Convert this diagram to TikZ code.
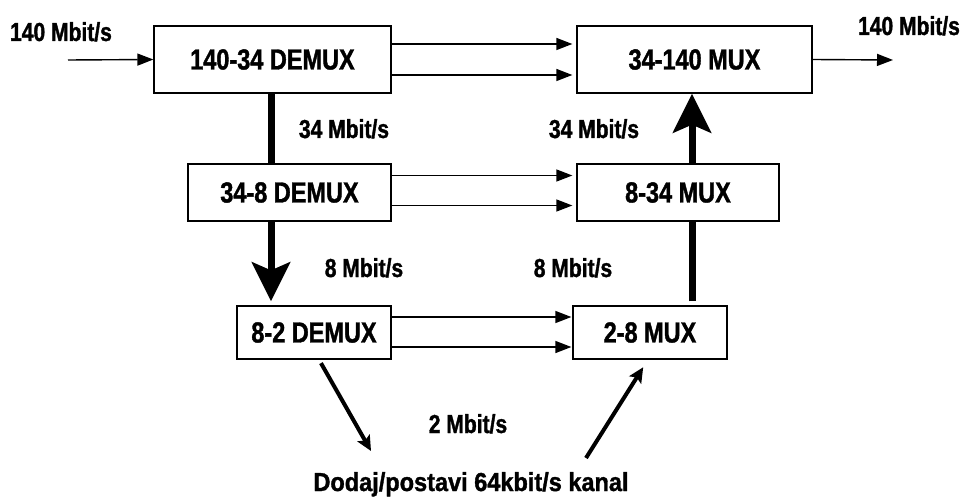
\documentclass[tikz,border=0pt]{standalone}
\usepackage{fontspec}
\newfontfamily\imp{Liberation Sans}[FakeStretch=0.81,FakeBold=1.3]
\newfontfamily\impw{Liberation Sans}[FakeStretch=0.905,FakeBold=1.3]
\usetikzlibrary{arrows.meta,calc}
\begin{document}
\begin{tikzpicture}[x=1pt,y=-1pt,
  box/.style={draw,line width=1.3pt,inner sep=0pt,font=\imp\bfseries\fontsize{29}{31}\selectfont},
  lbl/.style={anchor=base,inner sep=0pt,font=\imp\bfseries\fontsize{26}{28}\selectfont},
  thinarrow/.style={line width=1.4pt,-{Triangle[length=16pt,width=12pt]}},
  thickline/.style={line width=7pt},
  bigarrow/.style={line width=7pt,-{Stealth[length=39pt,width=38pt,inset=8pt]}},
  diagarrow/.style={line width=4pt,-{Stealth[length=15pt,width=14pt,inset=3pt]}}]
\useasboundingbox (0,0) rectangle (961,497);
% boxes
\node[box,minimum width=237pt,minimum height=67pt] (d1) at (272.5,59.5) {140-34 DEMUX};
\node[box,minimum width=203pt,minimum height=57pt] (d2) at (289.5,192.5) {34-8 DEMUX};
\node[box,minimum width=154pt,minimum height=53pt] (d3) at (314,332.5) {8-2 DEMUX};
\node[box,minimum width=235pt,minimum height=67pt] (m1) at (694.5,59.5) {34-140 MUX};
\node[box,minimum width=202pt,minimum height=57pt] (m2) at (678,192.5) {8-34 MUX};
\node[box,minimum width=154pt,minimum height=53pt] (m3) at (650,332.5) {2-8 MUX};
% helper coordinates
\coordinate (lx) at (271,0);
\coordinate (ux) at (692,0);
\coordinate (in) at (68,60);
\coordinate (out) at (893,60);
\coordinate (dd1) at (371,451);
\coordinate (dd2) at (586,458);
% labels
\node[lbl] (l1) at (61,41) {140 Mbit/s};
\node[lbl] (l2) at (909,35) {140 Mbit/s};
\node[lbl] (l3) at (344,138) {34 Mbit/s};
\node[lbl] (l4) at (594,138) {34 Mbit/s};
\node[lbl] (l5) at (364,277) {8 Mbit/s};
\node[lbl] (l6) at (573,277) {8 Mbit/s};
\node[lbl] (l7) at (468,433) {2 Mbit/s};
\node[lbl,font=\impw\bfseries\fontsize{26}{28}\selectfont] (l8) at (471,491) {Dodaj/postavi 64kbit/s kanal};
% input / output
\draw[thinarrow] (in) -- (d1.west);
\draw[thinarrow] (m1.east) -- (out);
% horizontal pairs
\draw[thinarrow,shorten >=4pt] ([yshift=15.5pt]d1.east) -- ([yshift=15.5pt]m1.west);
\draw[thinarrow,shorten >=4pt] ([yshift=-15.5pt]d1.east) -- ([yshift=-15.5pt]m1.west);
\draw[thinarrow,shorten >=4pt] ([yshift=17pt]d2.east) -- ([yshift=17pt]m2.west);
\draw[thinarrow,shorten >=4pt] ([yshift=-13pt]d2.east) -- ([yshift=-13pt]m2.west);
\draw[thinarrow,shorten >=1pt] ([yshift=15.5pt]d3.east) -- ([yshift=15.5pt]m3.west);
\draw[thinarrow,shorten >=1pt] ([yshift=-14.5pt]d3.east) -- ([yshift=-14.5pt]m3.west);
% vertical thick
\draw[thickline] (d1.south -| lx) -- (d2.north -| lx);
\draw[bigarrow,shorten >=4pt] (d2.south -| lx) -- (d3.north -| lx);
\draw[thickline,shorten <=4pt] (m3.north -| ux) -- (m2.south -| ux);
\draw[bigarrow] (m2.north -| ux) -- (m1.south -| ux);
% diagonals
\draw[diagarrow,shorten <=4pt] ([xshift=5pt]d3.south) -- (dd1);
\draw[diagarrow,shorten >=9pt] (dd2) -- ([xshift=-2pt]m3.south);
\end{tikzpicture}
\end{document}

» **To do**
Repeat the data exactly in full, omitting its pictures.

» **Response for this exercise**
Convert this diagram to TikZ code.
\documentclass[tikz,border=0pt]{standalone}
\usepackage{fontspec}
\newfontfamily\imp{Liberation Sans}[FakeStretch=0.81,FakeBold=1.3]
\newfontfamily\impw{Liberation Sans}[FakeStretch=0.905,FakeBold=1.3]
\usetikzlibrary{arrows.meta,calc}
\begin{document}
\begin{tikzpicture}[x=1pt,y=-1pt,
  box/.style={draw,line width=1.3pt,inner sep=0pt,font=\imp\bfseries\fontsize{29}{31}\selectfont},
  lbl/.style={anchor=base,inner sep=0pt,font=\imp\bfseries\fontsize{26}{28}\selectfont},
  thinarrow/.style={line width=1.4pt,-{Triangle[length=16pt,width=12pt]}},
  thickline/.style={line width=7pt},
  bigarrow/.style={line width=7pt,-{Stealth[length=39pt,width=38pt,inset=8pt]}},
  diagarrow/.style={line width=4pt,-{Stealth[length=15pt,width=14pt,inset=3pt]}}]
\useasboundingbox (0,0) rectangle (961,497);
% boxes
\node[box,minimum width=237pt,minimum height=67pt] (d1) at (272.5,59.5) {140-34 DEMUX};
\node[box,minimum width=203pt,minimum height=57pt] (d2) at (289.5,192.5) {34-8 DEMUX};
\node[box,minimum width=154pt,minimum height=53pt] (d3) at (314,332.5) {8-2 DEMUX};
\node[box,minimum width=235pt,minimum height=67pt] (m1) at (694.5,59.5) {34-140 MUX};
\node[box,minimum width=202pt,minimum height=57pt] (m2) at (678,192.5) {8-34 MUX};
\node[box,minimum width=154pt,minimum height=53pt] (m3) at (650,332.5) {2-8 MUX};
% helper coordinates
\coordinate (lx) at (271,0);
\coordinate (ux) at (692,0);
\coordinate (in) at (68,60);
\coordinate (out) at (893,60);
\coordinate (dd1) at (371,451);
\coordinate (dd2) at (586,458);
% labels
\node[lbl] (l1) at (61,41) {140 Mbit/s};
\node[lbl] (l2) at (909,35) {140 Mbit/s};
\node[lbl] (l3) at (344,138) {34 Mbit/s};
\node[lbl] (l4) at (594,138) {34 Mbit/s};
\node[lbl] (l5) at (364,277) {8 Mbit/s};
\node[lbl] (l6) at (573,277) {8 Mbit/s};
\node[lbl] (l7) at (468,433) {2 Mbit/s};
\node[lbl,font=\impw\bfseries\fontsize{26}{28}\selectfont] (l8) at (471,491) {Dodaj/postavi 64kbit/s kanal};
% input / output
\draw[thinarrow] (in) -- (d1.west);
\draw[thinarrow] (m1.east) -- (out);
% horizontal pairs
\draw[thinarrow,shorten >=4pt] ([yshift=15.5pt]d1.east) -- ([yshift=15.5pt]m1.west);
\draw[thinarrow,shorten >=4pt] ([yshift=-15.5pt]d1.east) -- ([yshift=-15.5pt]m1.west);
\draw[thinarrow,shorten >=4pt] ([yshift=17pt]d2.east) -- ([yshift=17pt]m2.west);
\draw[thinarrow,shorten >=4pt] ([yshift=-13pt]d2.east) -- ([yshift=-13pt]m2.west);
\draw[thinarrow,shorten >=1pt] ([yshift=15.5pt]d3.east) -- ([yshift=15.5pt]m3.west);
\draw[thinarrow,shorten >=1pt] ([yshift=-14.5pt]d3.east) -- ([yshift=-14.5pt]m3.west);
% vertical thick
\draw[thickline] (d1.south -| lx) -- (d2.north -| lx);
\draw[bigarrow,shorten >=4pt] (d2.south -| lx) -- (d3.north -| lx);
\draw[thickline,shorten <=4pt] (m3.north -| ux) -- (m2.south -| ux);
\draw[bigarrow] (m2.north -| ux) -- (m1.south -| ux);
% diagonals
\draw[diagarrow,shorten <=4pt] ([xshift=5pt]d3.south) -- (dd1);
\draw[diagarrow,shorten >=9pt] (dd2) -- ([xshift=-2pt]m3.south);
\end{tikzpicture}
\end{document}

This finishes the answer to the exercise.